The GOP majority responded by moving to expel Pearson, along with Johnson and Jones. Johnson, who is white, was spared by one vote. Pearson and Jones, who are Black, were expelled.

But as anyone could have predicted, Jones was reinstated on Monday by the Metro Nashville Council, the heavily Democratic local governing body in his district.

On Tuesday, Pearson called Thorn’s mother, Henderson, and asked her to meet at 11:30 a.m. the following day at the Civil Rights Museum, which occupies the onetime Lorraine Motel, where Martin Luther King was assassinated. She and the memory of her son will join Pearson in marching the 1.2 miles to the Shelby County Board of Commissioners, which is expected to immediately reinstate him to the state Assembly.
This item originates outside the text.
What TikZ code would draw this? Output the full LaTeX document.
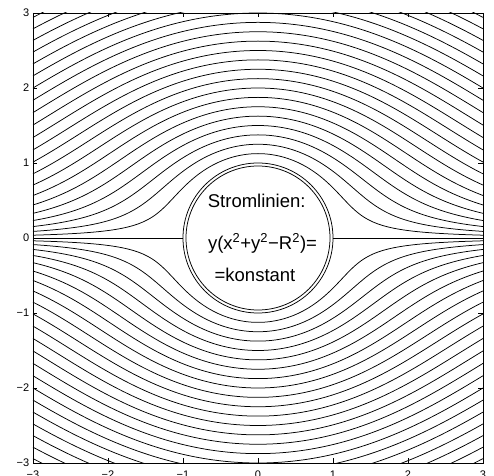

In the meantime, the Tennessee Three appear to have successfully applied to gun control a variation of the stashed textbook lesson. Tennessee Gov. Bill Lee announced on Tuesday that he was signing an executive order to “keep guns away from dangerous people.”

“When there is a clear need for action, I think that we have an obligation, and I certainly do, to remind people that we should set aside politics and pride and accomplish something that the people of Tennessee want to see get accomplished,” said Lee.

That, from a governor who has always put politics and pride first—until the body count made it untenable.

The tally now includes a father in Memphis who was shot to death on Sunday while preparing to join his kids on an Easter Egg hunt.